6 febbraio 1978 – viene ritrovato su un marciapiede di Washington D.C. il corpo di Linda Lipnack Kuehl, una giornalista che aveva dedicato gli ultimi dieci anni della sua vita alla stesura di una biografia, mai terminata, sulla leggendaria cantante jazz Billie Holiday. Nel corso della sua ricerca aveva intervistato decine di persone e svolto un’indagine dettagliata sulla vita dell’artista. Il patrimonio da lei lasciato è inestimabile: 125 nastri audio, 200 ore di interviste e un manoscritto. Billie è l’esito dell’analisi e dell’accurato utilizzo di questo materiale prima d’ora inedito: un progetto mastodontico diretto da James Erskine che, dopo aver espresso il desiderio di realizzare un documentario sulla cantante, si è trovato a capo di un’impresa come poche, iniziata con l’acquisizione del prezioso materiale da un collezionista del New Jersey.
Billie Holiday, scomparsa a soli 44 anni nel 1959, ha segnato il mondo della musica imponendosi tra le interpreti jazz e blues più influenti della Storia. Cercare di trasmettere il suo valore artistico e personale si profila come un’ardua sfida, a partire dagli ostacoli tecnici della produzione: “Non esiste praticamente nessuna immagine a colori di Billie, né alcun filmato” nota ad esempio il regista, rendendosi conto che un mondo come quello di Billie risalterebbe nel colore. Ed ecco che l’eccellente lavoro di colorizzazione di Marina Amaral rende il documentario palpabile, vicino a noi e ai mille colori della vita di Billie. Alle fotografie e ai filmati vengono abbinate le parole di chi la conosceva meglio e quelle di Billie stessa, perlopiù in musica.

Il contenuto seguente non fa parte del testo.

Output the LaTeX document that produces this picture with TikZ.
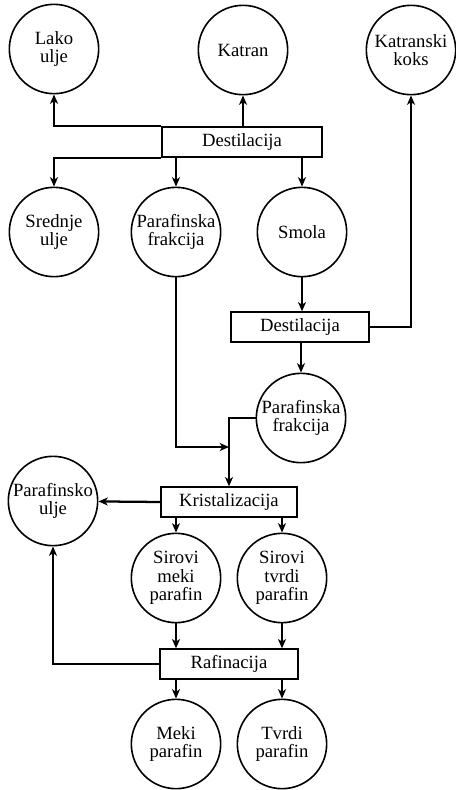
\documentclass[tikz,border=0pt]{standalone}
\usepackage{fontspec}
\setmainfont{Liberation Serif}
\usetikzlibrary{arrows.meta}
\begin{document}
\begin{tikzpicture}[x=0.75pt,y=-0.75pt,
  font=\fontsize{14}{14}\selectfont,
  prod/.style={circle,draw,line width=1.2pt,minimum size=67pt,inner sep=0pt,align=center},
  proc/.style={rectangle,draw,line width=1pt,minimum height=22.5pt,inner sep=0pt,align=center},
  arr/.style={line width=1.7pt,-{Stealth[length=7pt,width=6pt,inset=2pt]}},
  ln/.style={line width=1.7pt}]
\useasboundingbox (0,0) rectangle (456,790);
% row 1
\node[prod] (lako) at (54,49) {Lako\\ulje};
\node[prod] (katran) at (243,50) {Katran};
\node[prod] (koks) at (411,50) {Katranski\\koks};
\node[proc,minimum width=120pt] (d1) at (242,142) {Destilacija};
% row 2
\node[prod] (sred) at (54,232) {Srednje\\ulje};
\node[prod] (par1) at (176,232) {Parafinska\\frakcija};
\node[prod] (smola) at (302,232) {Smola};
\node[proc,minimum width=103.5pt] (d2) at (300,327) {Destilacija};
\node[prod] (par2) at (301,418) {Parafinska\\frakcija};
\coordinate (j) at (229,447);
\node[proc,minimum width=102pt] (kris) at (229,502) {Kristalizacija};
\node[prod] (pulje) at (53,501) {Parafinsko\\ulje};
\node[prod] (smeki) at (176,578) {Sirovi\\meki\\parafin};
\node[prod] (stvrdi) at (282,578) {Sirovi\\tvrdi\\parafin};
\node[proc,minimum width=103.5pt] (raf) at (229,664) {Rafinacija};
\node[prod] (meki) at (176,744) {Meki\\parafin};
\node[prod] (tvrdi) at (282,744) {Tvrdi\\parafin};
% connectors
\draw[arr] (d1.north west) -| (lako);
\draw[arr] (d1.north -| katran) -- (katran);
\draw[arr] (d1.south west) -| (sred);
\draw[arr] (d1.south -| par1) -- (par1);
\draw[arr] (d1.south -| smola) -- (smola);
\draw[arr] (smola) -- (d2.north -| smola);
\draw[arr] (d2.south -| par2) -- (par2);
\draw[arr] (d2.east) -| (koks);
\draw[arr] (par1) |- (j);
\draw[arr] (par2.west) -| (kris.north);
\draw[arr] (kris.west) -- (pulje);
\draw[arr] (kris.south -| smeki) -- (smeki);
\draw[arr] (kris.south -| stvrdi) -- (stvrdi);
\draw[arr] (smeki) -- (raf.north -| smeki);
\draw[arr] (stvrdi) -- (raf.north -| stvrdi);
\draw[arr] (raf.west) -| (pulje);
\draw[arr] (raf.south -| meki) -- (meki);
\draw[arr] (raf.south -| tvrdi) -- (tvrdi);
\end{tikzpicture}
\end{document}
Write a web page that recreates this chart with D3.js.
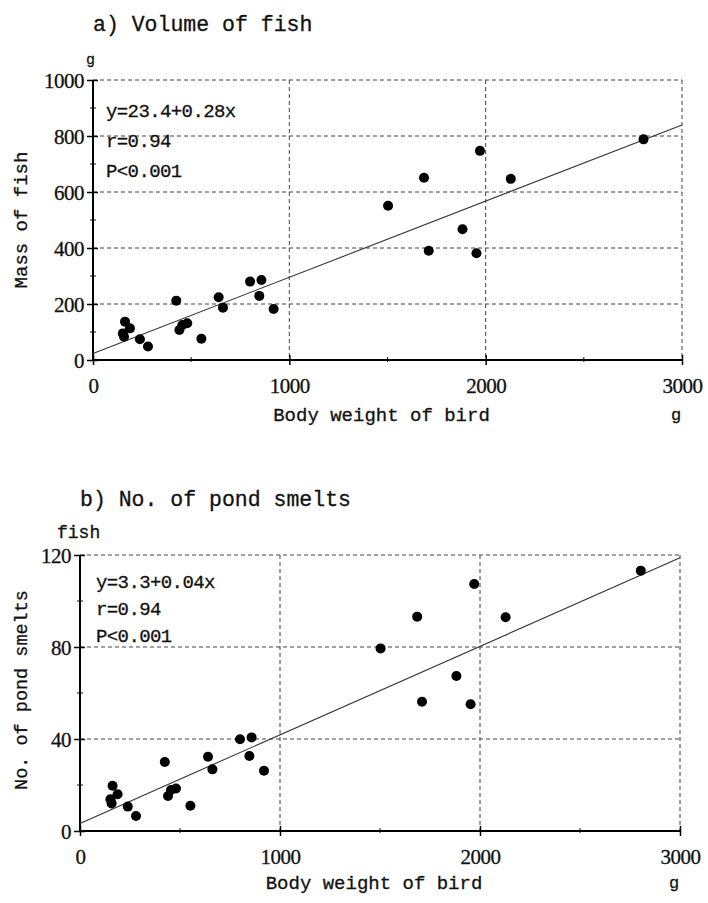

Linda Lipnack Kuehl aveva intervistato svariati personaggi: dagli amici d’infanzia ai colleghi più noti come Tony Bennett e Count Basie, dai magnaccia agli agenti dell’FBI, e tutti contribuiscono alla creazione di un ritratto tra i più completi e sfaccettati dell’enigmatica cantante.
Il vero tesoro di Billie risiede quindi nella componente sonora che, forse più degli altri, contribuisce al racconto: anche le interviste registrate amatorialmente nei bar rumorosi degli anni ‘70, ulteriore ostacolo tecnico, si presentano a noi come fossili riemersi alla luce e adeguatamente ripuliti da Tom Wollaert. Non manca la presenza di Linda, che oltre a palesarsi nelle interviste da lei condotte, giunge a noi visivamente tramite vecchi filmati di famiglia. Era infatti doveroso includerla nel documentario basato sul suo impeccabile lavoro senza perdere di vista la storia di Billie, obiettivo principale di Linda stessa.
James Erskine racconta la storia di una donna geniale, che ha lottato con la dipendenza, la misoginia e il razzismo, molto lontana da lui, eppure resa così attuale e potente grazie ad una narrazione efficace e alla cura maniacale di ogni dettaglio. Si riflette infatti il punto di vista di un team etnicamente vario che ha reso il film ancora più fedele alla realtà. Billie è l’opera più completa ed omogenea che abbiamo ad oggi a disposizione sull’iconica artista: uno scrigno che si apre dopo più di cinquant’anni e che quasi non ci sentiamo degni di ammirare, una grandiosa opportunità per chi non conosce Billie Holiday e un vero patrimonio per chi ancora la ama e la ascolta.